=== Supplied data ===

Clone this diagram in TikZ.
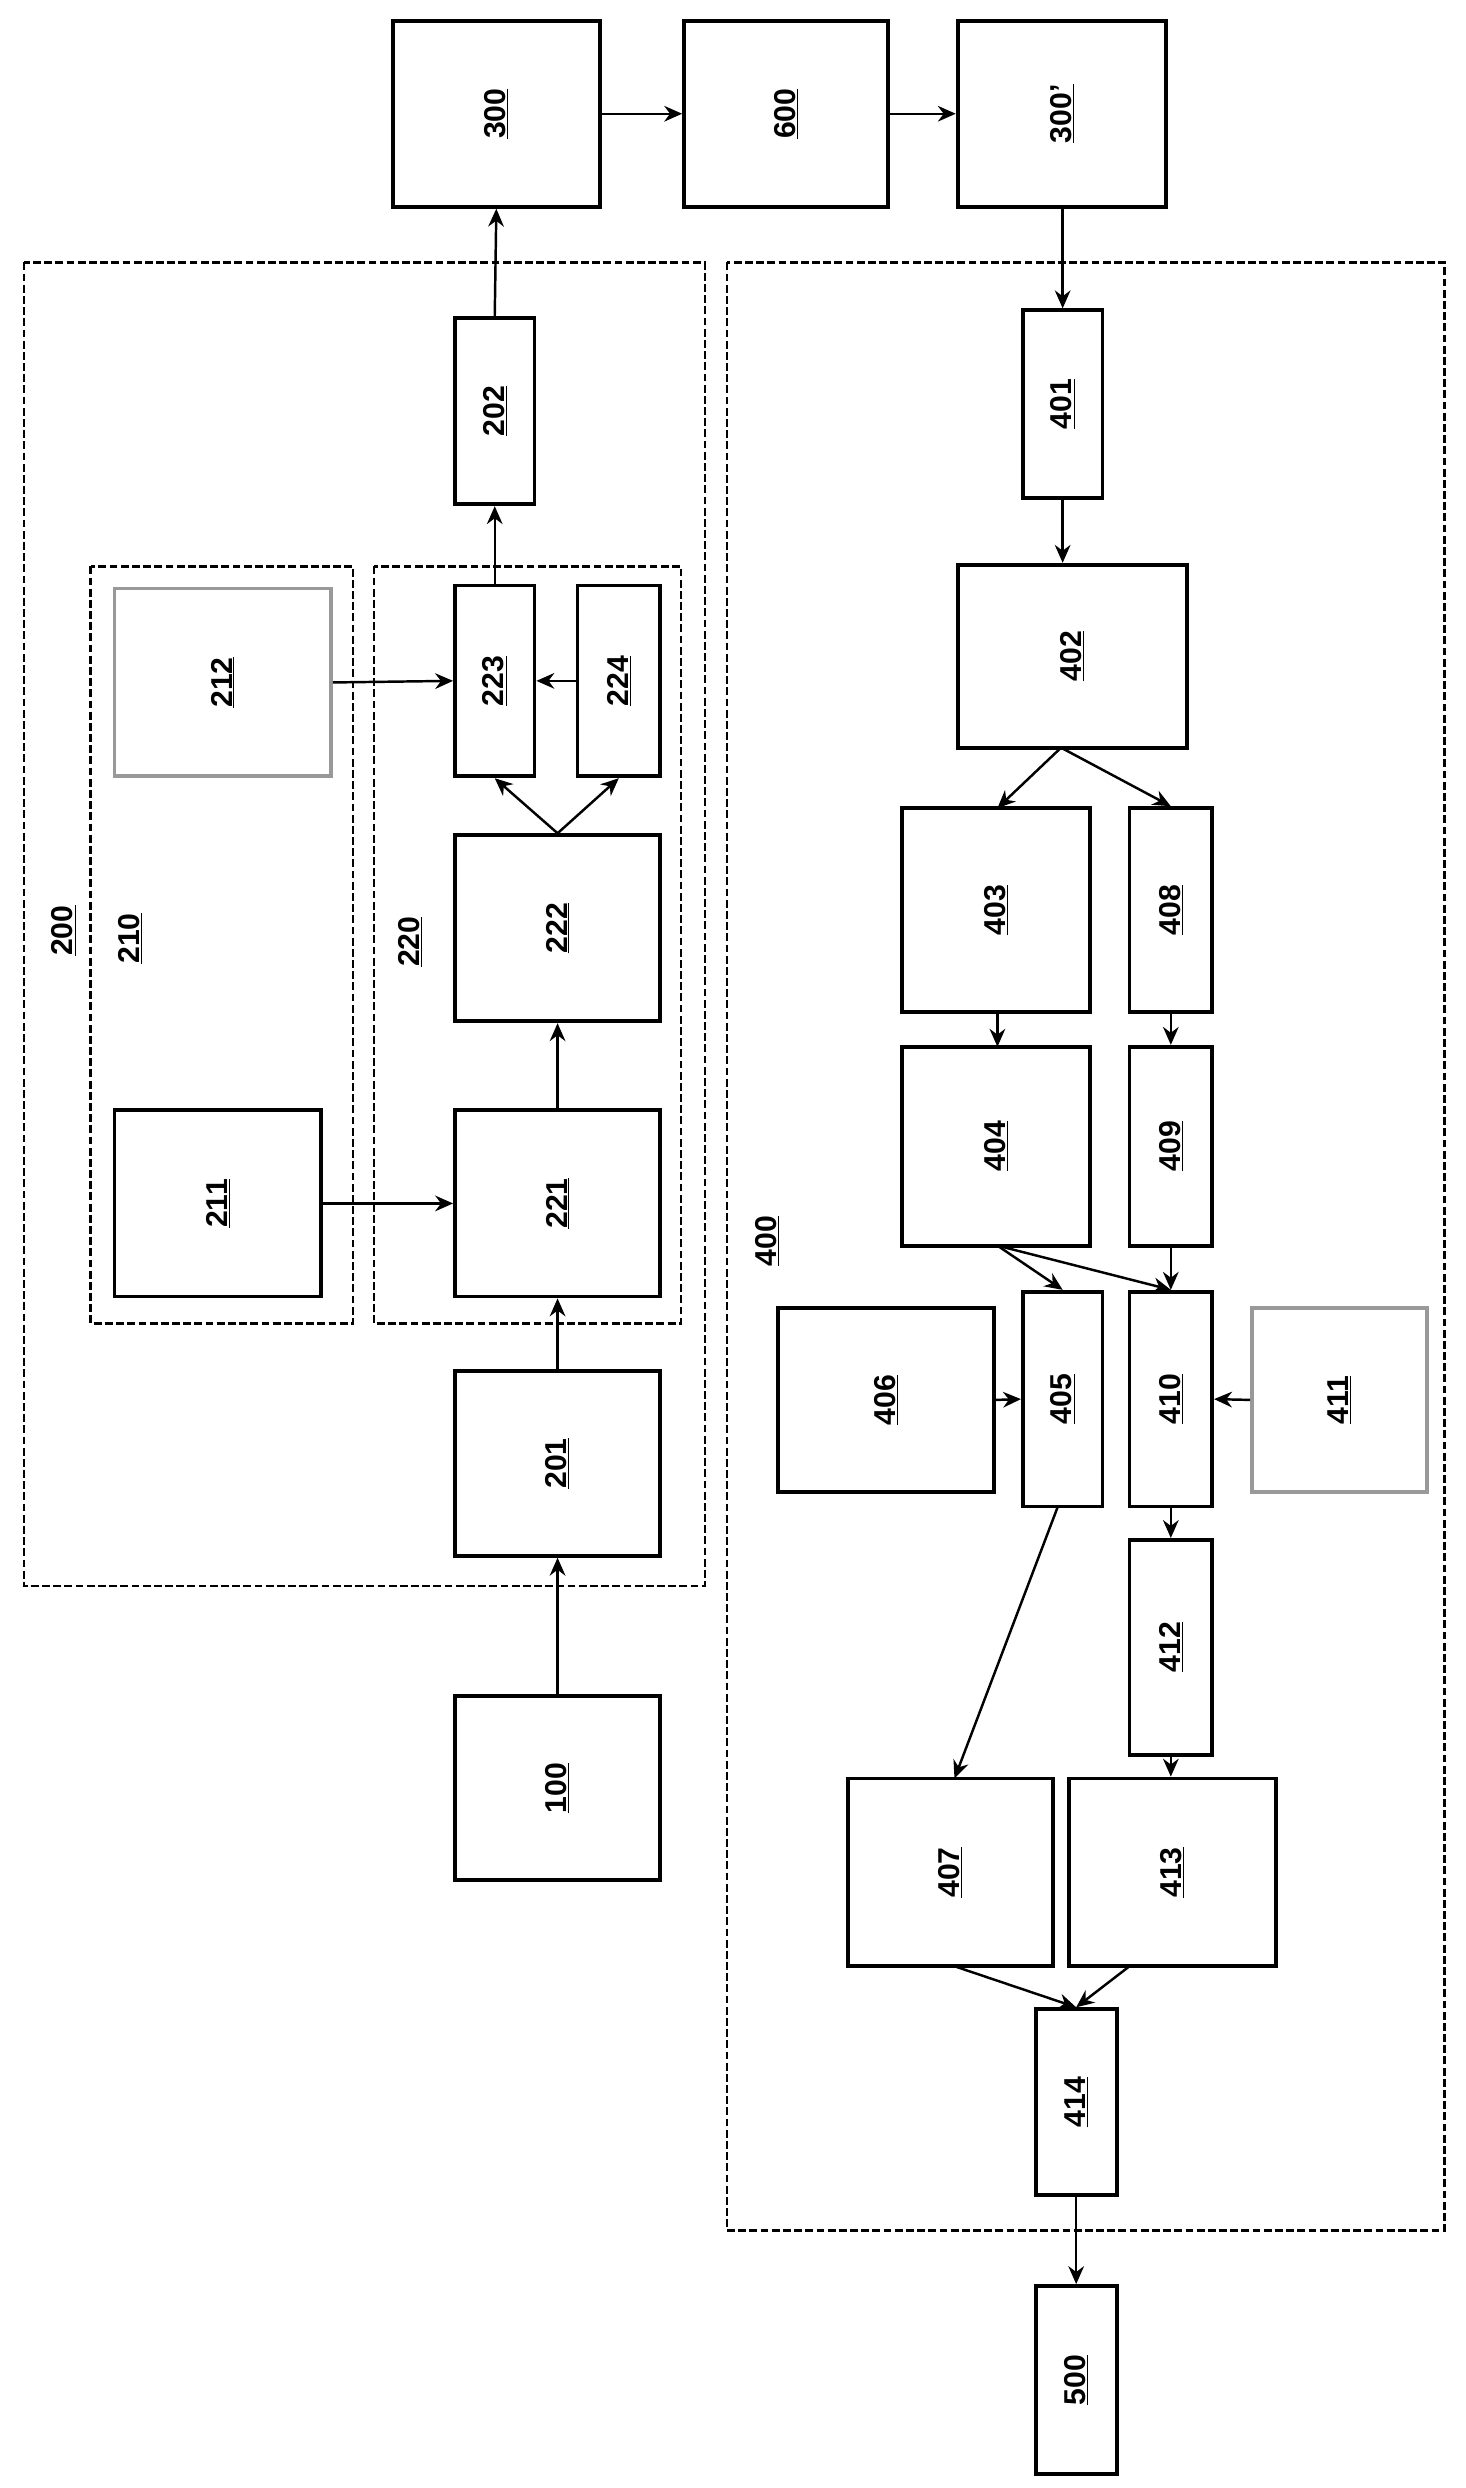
\documentclass[tikz,border=0pt]{standalone}
\usepackage{fontspec}
\setmainfont{Liberation Sans}
\usetikzlibrary{arrows.meta}
\begin{document}
\begin{tikzpicture}[x=0.05cm,y=-0.05cm,
  box/.style={draw,line width=3.4pt,inner sep=0pt,font=\fontsize{27}{30}\selectfont\bfseries},
  gbox/.style={box,draw=gray!80},
  dashbox/.style={draw,line width=2.2pt,dash pattern=on 7pt off 3pt},
  arr/.style={line width=2.2pt,-{Stealth[length=16pt,width=14pt]}},
  lab/.style={font=\fontsize{27}{30}\selectfont\bfseries,rotate=90}]
\useasboundingbox (0,0) rectangle (921,1564);
\newcommand{\bx}[7][box]{%
  \pgfmathsetmacro\cx{(#3+#5)/2}\pgfmathsetmacro\cy{(#4+#6)/2}%
  \pgfmathsetmacro\ww{(#5-#3)*0.05}\pgfmathsetmacro\hh{(#6-#4)*0.05}%
  \node[#1,minimum width=\ww cm,minimum height=\hh cm] (#2) at (\cx,\cy) {\rotatebox{90}{\underline{#7}}};}
% dashed groups
\draw[dashbox] (15,165) rectangle (443,997);
\draw[dashbox] (57,356) rectangle (222,832);
\draw[dashbox] (235,356) rectangle (428,832);
\draw[dashbox] (457,165) rectangle (908,1402);
\node[lab] (l200) at (40,585) {\underline{200}};
\node[lab] (l210) at (82,590) {\underline{210}};
\node[lab] (l220) at (258,592) {\underline{220}};
\node[lab] (l400) at (482,780) {\underline{400}};
\bx{b300}{247}{13}{377}{130}{300}
\bx{b600}{430}{13}{558}{130}{600}
\bx{b300p}{602}{13}{733}{130}{300'}
\bx{b202}{286}{200}{336}{317}{202}
\bx[gbox]{b212}{72}{370}{208}{488}{212}
\bx{b223}{286}{368}{336}{488}{223}
\bx{b224}{363}{368}{415}{488}{224}
\bx{b222}{286}{525}{415}{642}{222}
\bx{b211}{72}{698}{202}{815}{211}
\bx{b221}{286}{698}{415}{815}{221}
\bx{b201}{286}{862}{415}{978}{201}
\bx{b100}{286}{1066}{415}{1182}{100}
\bx{b401}{643}{195}{693}{313}{401}
\bx{b402}{602}{355}{746}{470}{402}
\bx{b403}{567}{508}{685}{636}{403}
\bx{b408}{710}{508}{762}{636}{408}
\bx{b404}{567}{658}{685}{783}{404}
\bx{b409}{710}{658}{762}{783}{409}
\bx{b406}{489}{822}{625}{938}{406}
\bx{b405}{643}{812}{693}{947}{405}
\bx{b410}{710}{812}{762}{947}{410}
\bx[gbox]{b411}{787}{822}{897}{938}{411}
\bx{b412}{710}{968}{762}{1103}{412}
\bx{b407}{533}{1118}{662}{1236}{407}
\bx{b413}{672}{1118}{802}{1236}{413}
\bx{b414}{651}{1263}{702}{1380}{414}
\bx{b500}{651}{1437}{702}{1555}{500}
% arrows
\draw[arr] (b100.north) -- (b201.south);
\draw[arr] (b201.north) -- (b221.south);
\draw[arr] (b211.east) -- (b221.west);
\draw[arr] (b221.north) -- (b222.south);
\draw[arr] (b222.north) -- (b223.south);
\draw[arr] (b222.north) -- (b224.south);
\draw[arr] (b212.east) -- (b223.west);
\draw[arr] (b224.west) -- (b223.east);
\draw[arr] (b223.north) -- (b202.south);
\draw[arr] (b202.north) -- (b300.south);
\draw[arr] (b300.east) -- (b600.west);
\draw[arr] (b600.east) -- (b300p.west);
\draw[arr] (b300p.south -| b401.north) -- (b401.north);
\draw[arr] (b401.south) -- (b401.south |- b402.north);
\coordinate (c402) at (667,470);
\coordinate (c403t) at (627,508);
\coordinate (c403b) at (627,636);
\coordinate (c404t) at (627,658);
\draw[arr] (c402) -- (c403t);
\draw[arr] (c402) -- (b408.north);
\draw[arr] (c403b) -- (c404t);
\draw[arr] (b408.south) -- (b409.north);
\coordinate (c404) at (627,783);
\draw[arr] (c404) -- (b405.north);
\draw[arr] (c404) -- (b410.north);
\draw[arr] (b409.south) -- (b410.north);
\draw[arr] (b406.east) -- (b405.west);
\draw[arr] (b411.west) -- (b410.east);
\coordinate (c405) at (665,947);
\coordinate (c407t) at (600,1118);
\draw[arr] (c405) -- (c407t);
\draw[arr] (b410.south) -- (b412.north);
\draw[arr] (b412.south) -- (b412.south |- b413.north);
\coordinate (c407b) at (600,1236);
\coordinate (c413b) at (710,1236);
\draw[arr] (c407b) -- (b414.north);
\draw[arr] (c413b) -- (b414.north);
\draw[arr] (b414.south) -- (b500.north);
\end{tikzpicture}
\end{document}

===

» **Exercise instructions**: Quote the data above in full and without alteration; skip the pictures.

» **Result**:
Clone this diagram in TikZ.
\documentclass[tikz,border=0pt]{standalone}
\usepackage{fontspec}
\setmainfont{Liberation Sans}
\usetikzlibrary{arrows.meta}
\begin{document}
\begin{tikzpicture}[x=0.05cm,y=-0.05cm,
  box/.style={draw,line width=3.4pt,inner sep=0pt,font=\fontsize{27}{30}\selectfont\bfseries},
  gbox/.style={box,draw=gray!80},
  dashbox/.style={draw,line width=2.2pt,dash pattern=on 7pt off 3pt},
  arr/.style={line width=2.2pt,-{Stealth[length=16pt,width=14pt]}},
  lab/.style={font=\fontsize{27}{30}\selectfont\bfseries,rotate=90}]
\useasboundingbox (0,0) rectangle (921,1564);
\newcommand{\bx}[7][box]{%
  \pgfmathsetmacro\cx{(#3+#5)/2}\pgfmathsetmacro\cy{(#4+#6)/2}%
  \pgfmathsetmacro\ww{(#5-#3)*0.05}\pgfmathsetmacro\hh{(#6-#4)*0.05}%
  \node[#1,minimum width=\ww cm,minimum height=\hh cm] (#2) at (\cx,\cy) {\rotatebox{90}{\underline{#7}}};}
% dashed groups
\draw[dashbox] (15,165) rectangle (443,997);
\draw[dashbox] (57,356) rectangle (222,832);
\draw[dashbox] (235,356) rectangle (428,832);
\draw[dashbox] (457,165) rectangle (908,1402);
\node[lab] (l200) at (40,585) {\underline{200}};
\node[lab] (l210) at (82,590) {\underline{210}};
\node[lab] (l220) at (258,592) {\underline{220}};
\node[lab] (l400) at (482,780) {\underline{400}};
\bx{b300}{247}{13}{377}{130}{300}
\bx{b600}{430}{13}{558}{130}{600}
\bx{b300p}{602}{13}{733}{130}{300'}
\bx{b202}{286}{200}{336}{317}{202}
\bx[gbox]{b212}{72}{370}{208}{488}{212}
\bx{b223}{286}{368}{336}{488}{223}
\bx{b224}{363}{368}{415}{488}{224}
\bx{b222}{286}{525}{415}{642}{222}
\bx{b211}{72}{698}{202}{815}{211}
\bx{b221}{286}{698}{415}{815}{221}
\bx{b201}{286}{862}{415}{978}{201}
\bx{b100}{286}{1066}{415}{1182}{100}
\bx{b401}{643}{195}{693}{313}{401}
\bx{b402}{602}{355}{746}{470}{402}
\bx{b403}{567}{508}{685}{636}{403}
\bx{b408}{710}{508}{762}{636}{408}
\bx{b404}{567}{658}{685}{783}{404}
\bx{b409}{710}{658}{762}{783}{409}
\bx{b406}{489}{822}{625}{938}{406}
\bx{b405}{643}{812}{693}{947}{405}
\bx{b410}{710}{812}{762}{947}{410}
\bx[gbox]{b411}{787}{822}{897}{938}{411}
\bx{b412}{710}{968}{762}{1103}{412}
\bx{b407}{533}{1118}{662}{1236}{407}
\bx{b413}{672}{1118}{802}{1236}{413}
\bx{b414}{651}{1263}{702}{1380}{414}
\bx{b500}{651}{1437}{702}{1555}{500}
% arrows
\draw[arr] (b100.north) -- (b201.south);
\draw[arr] (b201.north) -- (b221.south);
\draw[arr] (b211.east) -- (b221.west);
\draw[arr] (b221.north) -- (b222.south);
\draw[arr] (b222.north) -- (b223.south);
\draw[arr] (b222.north) -- (b224.south);
\draw[arr] (b212.east) -- (b223.west);
\draw[arr] (b224.west) -- (b223.east);
\draw[arr] (b223.north) -- (b202.south);
\draw[arr] (b202.north) -- (b300.south);
\draw[arr] (b300.east) -- (b600.west);
\draw[arr] (b600.east) -- (b300p.west);
\draw[arr] (b300p.south -| b401.north) -- (b401.north);
\draw[arr] (b401.south) -- (b401.south |- b402.north);
\coordinate (c402) at (667,470);
\coordinate (c403t) at (627,508);
\coordinate (c403b) at (627,636);
\coordinate (c404t) at (627,658);
\draw[arr] (c402) -- (c403t);
\draw[arr] (c402) -- (b408.north);
\draw[arr] (c403b) -- (c404t);
\draw[arr] (b408.south) -- (b409.north);
\coordinate (c404) at (627,783);
\draw[arr] (c404) -- (b405.north);
\draw[arr] (c404) -- (b410.north);
\draw[arr] (b409.south) -- (b410.north);
\draw[arr] (b406.east) -- (b405.west);
\draw[arr] (b411.west) -- (b410.east);
\coordinate (c405) at (665,947);
\coordinate (c407t) at (600,1118);
\draw[arr] (c405) -- (c407t);
\draw[arr] (b410.south) -- (b412.north);
\draw[arr] (b412.south) -- (b412.south |- b413.north);
\coordinate (c407b) at (600,1236);
\coordinate (c413b) at (710,1236);
\draw[arr] (c407b) -- (b414.north);
\draw[arr] (c413b) -- (b414.north);
\draw[arr] (b414.south) -- (b500.north);
\end{tikzpicture}
\end{document}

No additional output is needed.